A Czech Contribution to Estonian Avant-Garde

On 31 August the exhibition “Geomeetriline inimene. Eesti Kunstnikkude Rühm ja 1920.–1930. aastate kunstiuuendus.” [Geometrical Man. The Group of Estonian Artists and Art Innovation in the 1920s and 1930s.] was opened in the Kumu Art Museum in Tallinn. This retrospective of the activities of the Estonian avant-garde group brought together 60 paintings and 50 drawings by prominent representatives of the Estonian avant-garde (Jaan Vahtra, Eduard Ole, Friedrich Voldemar Hist, Juhan Raudsepp, Felix Randel, Märt Laarman, Arnold Akberg and Henrik Olvi), as well as works by members of the Riga Artists Group from Latvia, whose oeuvre was an important springboard for Estonian Modernists thanks to exhibitions by the Riga Artists Group in Tartu and Tallinn in 1924. The close connections between Estonian and Latvian artists (Romans Suta, Aleksandra Beļcova, Niklāvs Strunke) is evidence of a different kind of artistic communication than the traditional relationship between the centre and the periphery. In this case the link is rather between one periphery and another, although in the traditional way of thinking it could be said that Riga became the centre, as the works of art produced there had such a strong influence on Estonian Modernists.

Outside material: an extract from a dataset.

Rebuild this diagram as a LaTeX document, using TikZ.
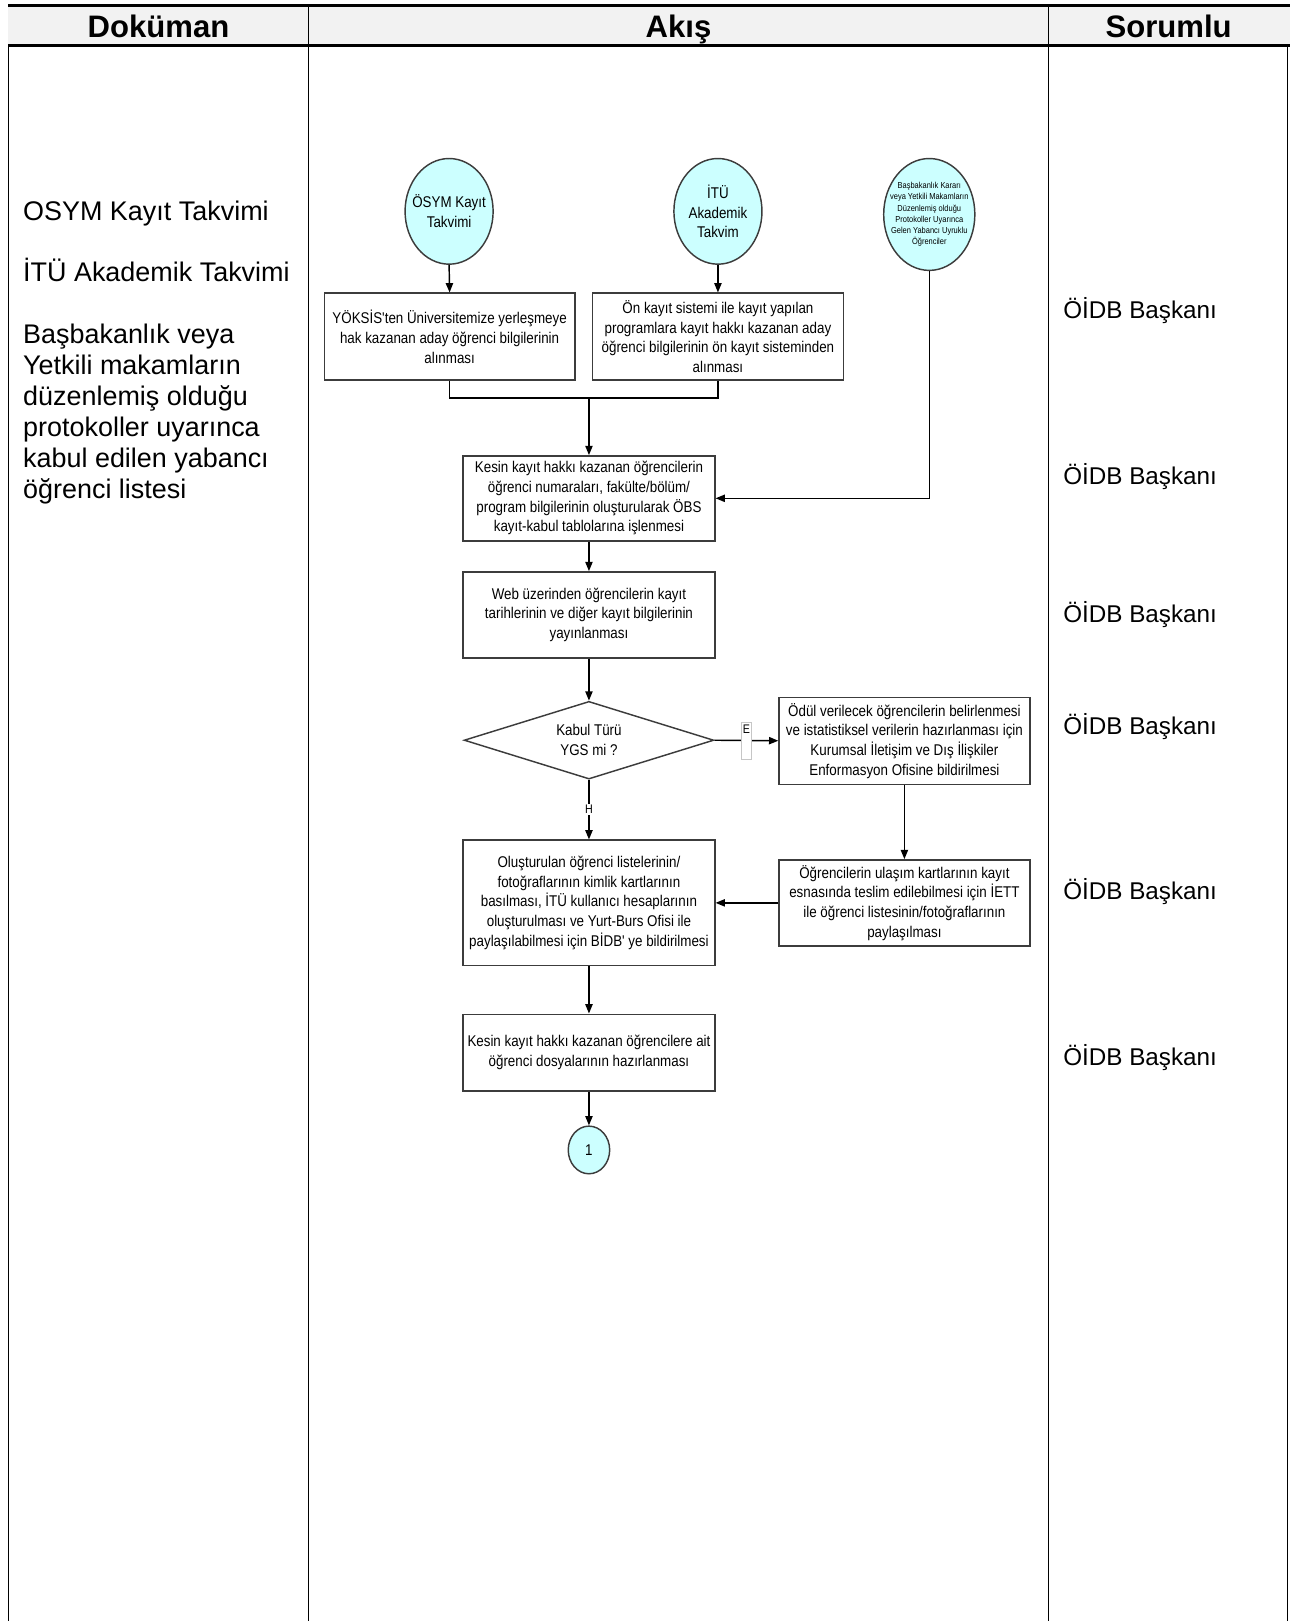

Attached file: Geometrical Man_Lahoda.pdf

The exhibition is accompanied by a lavishly illustrated catalogue in Estonian and English, to which Vojtěch Lahoda has contributed a study on the relationship between the Estonian group of artists and avant-garde and Central and Eastern Europe. The exhibition catalogue is in the library of the Institute of Art History in Prague.